I have Googled, I have tried IRC ... I have compared pkg_info ...  I can't figure out why this is happening ...  Any help or direction is appreciated ... TIA


----------



## vivek (Aug 29, 2009)

I think,you can't jump from 5.5 to 7.x. You need to go to 6.x and than 7.x.


----------



## Voltar (Aug 29, 2009)

I was under the impression that you could update that way (5.5 > 7.x), you just have to update to the last minor release in the release you're running, then update to x.0 of the major you wanted to update to.

How did you get the source tree, csup? Sounds like there might be a missing file, so you might try fetching the source tree again.

Also, if all 8 of your machines are the same, you could build the OS+Kernel once and mount /usr/src and /usr/obj on the other machines via NFS to install.


----------



## dpierron (Aug 29, 2009)

@vivek: I never said where I was upgrading to, but the path I've chosen is 5.5 -> 6.0 -> 6.4 -> 7.0 -> 7.2 with a buildworld on the x.0 releases.

@Voltar: You may very well be able to hop right to where you want to be release-wise, but I'll stick with what's always been written in UPDATING ... I did use cvsup, I'll pick another mirror and try retrieving the sources again ...

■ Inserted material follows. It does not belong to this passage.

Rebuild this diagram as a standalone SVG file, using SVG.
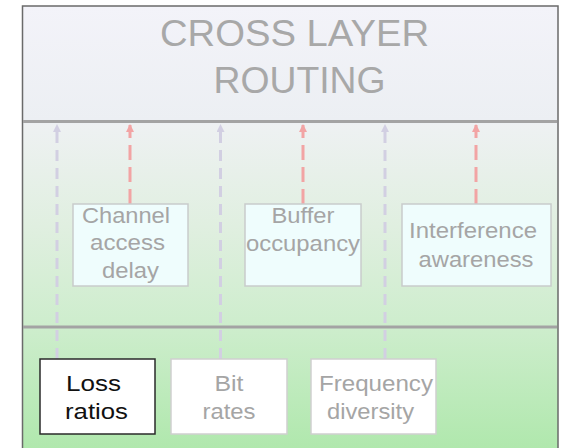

Changed from cvsup11.us to cvsup14.us and got the same result.


----------



## SirDice (Aug 29, 2009)

On a system that does compile properly, nfs export /usr/src and /usr/obj. Mount those on the target system and run make install{world|kernel} there.


----------



## dpierron (Aug 29, 2009)

That's sort of not an option at this point ...  What I am trying as a last ditch before the TNT is bringing every possible port up to the latest and greatest as well as the 5.5 sources ...

It's running 5.5 p11

I had 3 at p17 and 3 at p11, one at p15 and the other just 5.5, and all others worked.  They're running 6.4 right now and on their way to 7.0 ...


----------